Our demo currently allows the user to explore the scene, and as the Hololens’ internal model is updated, the mesh is periodically sent to the server. The demo application constantly displays the global mesh as it exists on the server. So, when multiple players are connected to the server, the mesh shown will include regions scanned by all of the Hololenses.

The current version of the demo doesn’t include any gameplay elements. We have also yet to find a way to easily delete the internal Hololens model of the scene, which causes problems, because the scene will appear to have been scanned by all Hololenses prior to receiving a new one from the server. We are currently clearing the mesh by resetting the device to factory settings. This is very time consuming and very inefficient. For our demo to have full effect, it will be important that we find at least a slightly easier way of doing this.


  • Game loop (placement of a sphere somewhere in the scene, move it when user clicks on it)

  • Piping the mesh from the server to our external mesh analysis application and back. This needs to be done quickly enough such that the model in each of the Hololenses are not inconsistent for too long.

  • Analyzing the aligned meshes to produce a list of candidate positions for the object to be placed

  • Animations, better 3D models, other game elements

PRD Discrepancy

By week 5, we estimated that we would be done with the gameplay system, the region selection, and a single-player demo.

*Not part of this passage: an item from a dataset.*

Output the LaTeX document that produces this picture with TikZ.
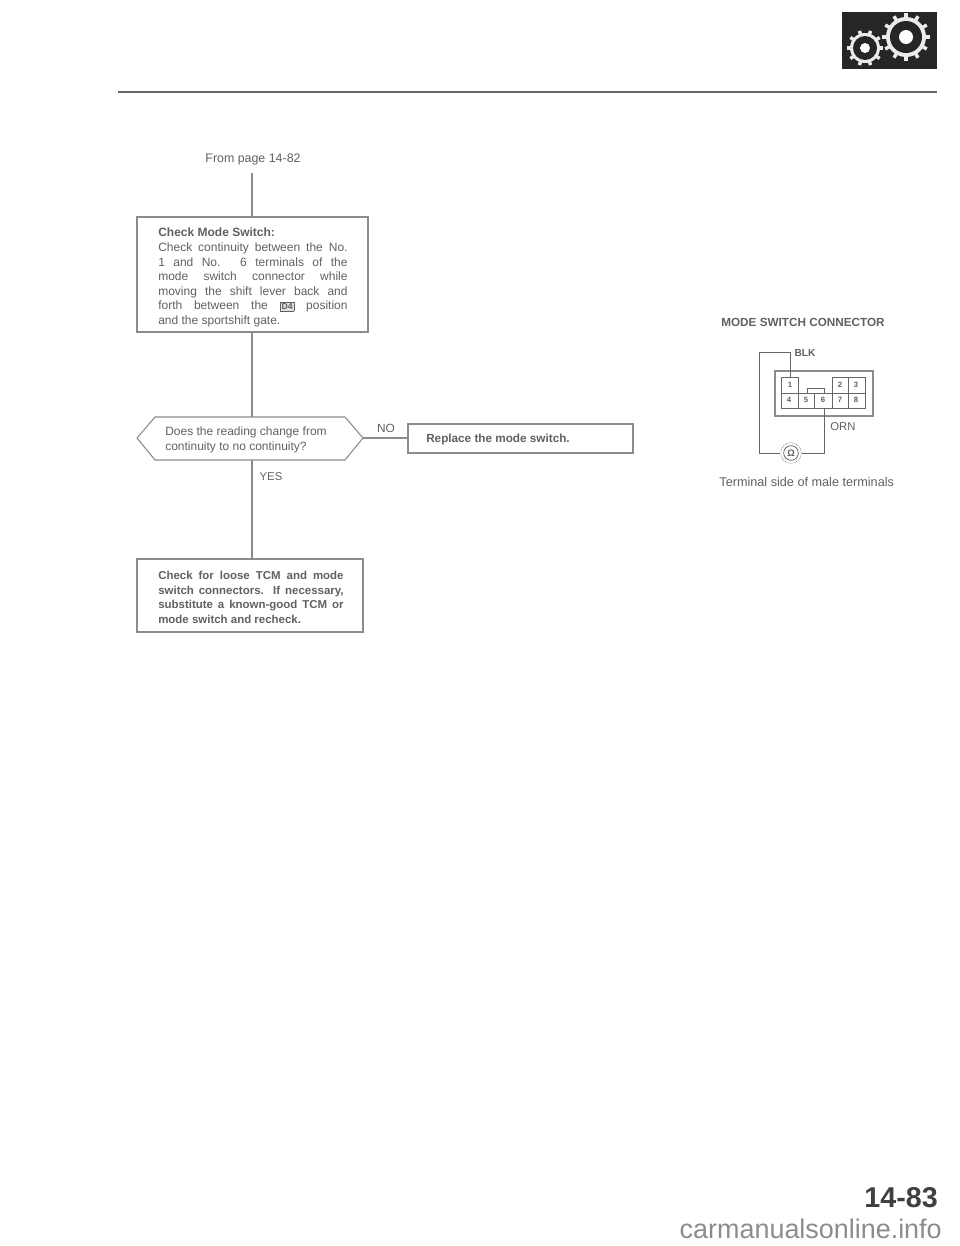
\documentclass[tikz,border=0pt]{standalone}
\usepackage{fontspec}
\setmainfont{Liberation Sans}
\definecolor{ink}{gray}{0.38}
\definecolor{lineg}{gray}{0.55}
\tikzset{
 boxed/.style={draw=lineg,line width=0.8pt,fill=white},
 wire/.style={draw=lineg,line width=0.8pt},
 lab/.style={text=ink,inner sep=0pt,font=\fontsize{9.3}{11}\selectfont},
 wirek/.style={draw=black!60,line width=0.65pt},
 cn/.style={text=ink,inner sep=0pt,font=\bfseries\fontsize{5.8}{6}\selectfont},
}
\begin{document}
\begin{tikzpicture}[x=0.75pt,y=-0.75pt]
\useasboundingbox (0,0) rectangle (960,1246);
\fill[white] (0,0) rectangle (960,1246);
% header
\coordinate (ruleL) at (118,92); \coordinate (ruleR) at (937,92);
\draw[line width=1.1pt,black!60] (ruleL) -- (ruleR);
\fill[black!85] (842,12) rectangle (937,69);
\begin{scope}
\clip (842,12) rectangle (937,69);
\foreach \cx/\cy/\ro/\mid/\ri/\hole/\n in {865/48/18/15/12/5/10,906/37/24/20/16/7/12}{
 \foreach \k in {1,...,\n}{
  \draw[white!92!black,line width=2.6pt] (\cx,\cy) -- ++({360/\n*\k}:\ro);
 }
 \fill[white!92!black] (\cx,\cy) circle[radius=\mid*0.75pt];
 \fill[black!85] (\cx,\cy) circle[radius=\ri*0.75pt];
 \fill[white] (\cx,\cy) circle[radius=\hole*0.75pt];
}
\end{scope}
% flow
\node[lab] (from) at (253,159) {From page 14-82};
\coordinate (fromEnd) at (252,173);
\node[boxed,minimum width=173.25pt,minimum height=86.25pt,inner sep=0pt] (b1) at (252.5,274.5) {};
\node[boxed,minimum width=168.75pt,minimum height=21.75pt,inner sep=0pt] (b2) at (520.5,438.5) {};
\node[boxed,minimum width=169.5pt,minimum height=54.75pt,inner sep=0pt] (b3) at (250,595.5) {};
\coordinate (dT) at (252,417); \coordinate (dB) at (252,460);
\coordinate (dL) at (137,438); \coordinate (dR) at (363,438);
\draw[boxed] (dL) -- (155,417) -- (345,417) -- (dR) -- (345,460) -- (155,460) -- cycle;
\draw[wire] (fromEnd) -- (b1.north -| fromEnd);
\draw[wire] (b1.south -| dT) -- (dT);
\draw[wire] (dB) -- (b3.north -| dB);
\draw[wire] (dR) -- (dR -| b2.west);
\node[lab,anchor=north west,align=left,font=\fontsize{9}{10.9}\selectfont] (t1) at (158,228) {%
 \textbf{Check Mode Switch:}\\
 \makebox[142pt][s]{Check continuity between the No.}\\
 \makebox[142pt][s]{1 and No. 6 terminals of the}\\
 \makebox[142pt][s]{mode switch connector while}\\
 \makebox[142pt][s]{moving the shift lever back and}\\
 \makebox[142pt][s]{forth between the {\fboxsep=1pt\fboxrule=0.4pt\raisebox{0pt}[0pt][0pt]{\fcolorbox{ink}{black!12}{\bfseries\fontsize{6.5}{6.5}\selectfont D4}}} position}\\
 and the sportshift gate.};
\node[lab,align=left,anchor=west,font=\fontsize{9}{10.9}\selectfont] (t2) at (165,440) {Does the reading change from\\continuity to no continuity?};
\node[lab,anchor=west,font=\bfseries\fontsize{8.8}{10}\selectfont] (t3) at (426,439.5) {Replace the mode switch.};
\node[lab,anchor=north west,align=left,font=\bfseries\fontsize{8.6}{10.9}\selectfont] (t4) at (158,571) {%
 \makebox[139pt][s]{Check for loose TCM and mode}\\
 \makebox[139pt][s]{switch connectors. If necessary,}\\
 \makebox[139pt][s]{substitute a known-good TCM or}\\
 mode switch and recheck.};
\node[lab,font=\fontsize{8.9}{10}\selectfont] (no) at (386,428) {NO};
\node[lab,font=\fontsize{8.5}{10}\selectfont] (yes) at (271,477) {YES};
% connector
\node[lab,font=\bfseries\fontsize{8.8}{10}\selectfont] (ct) at (803,322) {MODE SWITCH CONNECTOR};
\node[lab,font=\fontsize{9.5}{11}\selectfont] (cap) at (806.7,482) {Terminal side of male terminals};
\draw[wirek,black!45,line width=1pt] (775,371) rectangle (873,416);
\draw[wirek] (781,377) -- (798,377) -- (798,393) -- (832,393) -- (832,377) -- (865,377) -- (865,408) -- (781,408) -- cycle;
\draw[wirek] (781,393) -- (798,393);
\draw[wirek] (832,393) -- (865,393);
\draw[wirek] (798,393) -- (798,408) (814,393) -- (814,408) (832,393) -- (832,408) (848,377) -- (848,408);
\foreach \nm/\xx/\yy/\tx in {c1/790/385/1,c2/840/385/2,c3/856/385/3,c4/789/400/4,c5/806/400/5,c6/823/400/6,c7/840/400/7,c8/856/400/8}
 \node[cn] (\nm) at (\xx,\yy) {\tx};
\node[circle,draw=black!60,densely dotted,line width=0.5pt,minimum size=15.5pt,inner sep=0pt] (mo) at (791,453) {};
\node[circle,draw=black!60,line width=0.6pt,minimum size=11pt,inner sep=0pt,text=ink,font=\bfseries\fontsize{7}{7}\selectfont] (m) at (791,453) {Ω};
\coordinate (w1) at (790,378); \coordinate (w6) at (824,408);
\draw[wirek] (w1) -- (790,352) -- (759,352) -- (759,453) -- (mo.west);
\draw[wirek] (mo.east) -- (824,453) -- (w6);
\draw[wirek] (807,393) -- (807,388) -- (824,388) -- (824,393);
\node[lab,font=\bfseries\fontsize{7.6}{8}\selectfont] (blk) at (805,353) {BLK};
\node[lab,font=\fontsize{8.5}{9}\selectfont] (orn) at (843,427) {ORN};
% page number
\node[text=black!75,inner sep=0pt,anchor=east,font=\bfseries\fontsize{21.5}{22}\selectfont] (pg) at (938,1198) {14-83};
\node[text=black!45,inner sep=0pt,anchor=base east,font=\fontsize{20.2}{22}\selectfont] (wm) at (942,1238) {carmanualsonline.info};
\end{tikzpicture}
\end{document}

In reality, we have completed the gameplay system, which consists of coordinate system alignment, anchor point handling, session and player management, and mesh sending/receiving, but have yet to implement the region selection. The reason for this is that we have yet to connect the two components we’ve been working on (mesh analysis in Hamid’s code + mesh networking from our server). This should be an easy addition, and is one of the next steps.
While there’s currently a difference between our progress and the goals set in the PRD, this doesn’t mean we’ve fallen behind on per-week goals, and instead have just reordered a number of tasks in order to pipeline the remainder of development. Below is a summary of modifications we’ve made to our goals:

Things we planned to have done by now, but will be doing later:

  • A single player demo. This is because working on the technical components of mesh alignment and hole/inconsistent region detection requires having multiple aligned Hololens meshes of the same regions, so we implemented the anchor point and shared-coordinate system handling first, to make sure we have the proper data. As a result of this, once we have the basic game loop in place, running a single player demo will be the same as running a multiplayer one.

Things we planned to do later, but have done already:

  • Integrated game using mesh alignment from multiple clients. See above..

Things we didn’t have on the PRD, but realized we needed to do:

  • Multiplayer session handling and anchor point management. This is crucial to get an initial estiamte for the mesh alignment, and to ensure the coordinate systems are aligned in the internal Hololens model.

TL;DR: we’re not as far from reaching our goals as it might seem from the fact that we don’t have a gameplay demo.